I know I’m not alone in my sentiments, which, on one hand, is comforting, but also extremely frustrating. We’re stuck in a rat race and told it’s the pursuit of happiness.
The phrase comes from how rats act in a maze: racing against each other to reach a destination without a clear purpose. It’s a competitive, exhausting and arguably a pointless way of life. A seemingly never-ending chase for success, a cycle of working long hours, attempting to attain financial stability while still upholding societal expectations.
All of this without gaining much satisfaction or fulfillment.
In the context of college, the rat race can be seen in terms of academic competition, career pressures and, of course, the climb to success. As students, we find ourselves running this race where the goal of top grades or securing an internship, let alone a job, comes above all else. This isn’t to say that they shouldn’t be a top priority — they definitely should — but do mental health, personal development and happiness need to be sacrificed for the finish line?
The emphasis placed on success creates an environment where it can only be defined by academic performance, pushing students to compete against each other. Moreover, the pressure to enter a career that promises financial stability can take focus away from lower-paying personal passions.
Education becomes entangled in economic security rather than a journey of self-discovery. Being busy is now a status symbol. The more someone has on their plate, the more we praise them. This shouldn’t be the case. The cycle of busyness only adds to the stress and intensifies the rat race, taking away from how important balance, well-being and mental health are.
Imposter syndrome only perpetuates these concepts. The constant feeling of not being good enough or deserving of success despite achieving incredibly impressive feats forces us to keep going in these circles. It often leads to burnout and a sense of inadequacy when it should be reinforcing pride in all the hard work paying off.
The weight of imposter syndrome not only amplifies the already intense pressures but also skews our perception of personal accomplishments. Instead of celebrating achievements, we constantly doubt our abilities and attribute the success to luck or other external factors.
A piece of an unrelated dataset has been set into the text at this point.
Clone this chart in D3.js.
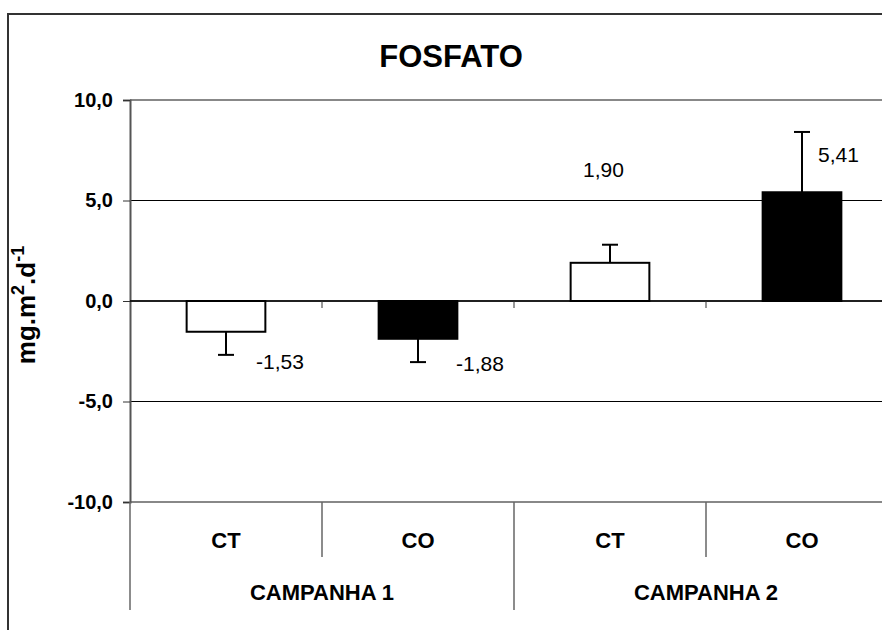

The irony lies in the contrast between the narrative of the pursuit of happiness and the experience of the rat race. In reality, it's not even the individual's fault, but a societal structure that fails to promote a holistic view of success — a view that encompasses not just career achievements, but well-being, happiness and fulfillment.
Breaking out of this cycle is as simple as a shift in perspective. An acknowledgment that success is not a one-size-fits-all concept and contentment and mental health should not be compromised during the chase for success.
We must reassess what truly matters and understand that maintaining a healthy work-life balance is necessary in order to escape the cycle. Find contentment in the journey, instead of only fixating on the destination.
It's crucial to understand imposter syndrome isn’t an accurate reflection of our capabilities or the reality of our accomplishments. It’s so important to remind ourselves of the effort we've invested and to give ourselves credit for what we've achieved.
It's not just an individual struggle, and when we talk openly about these feelings, we make it a normal conversation. Sharing these concerns helps everyone realize they're not alone. This support allows us to feel better about our achievements and accept a more positive view of ourselves.
Recognizing how the rat race and imposter syndrome affect us is the first step toward breaking the cycle and feeling more confident. We need to acknowledge our accomplishments, trust in our abilities and believe in ourselves. Doing so helps us detach from self-doubt and guides us toward a more content and self-assured headspace.
It’s time to gain an ego! When everyone is applauding you — take that bow.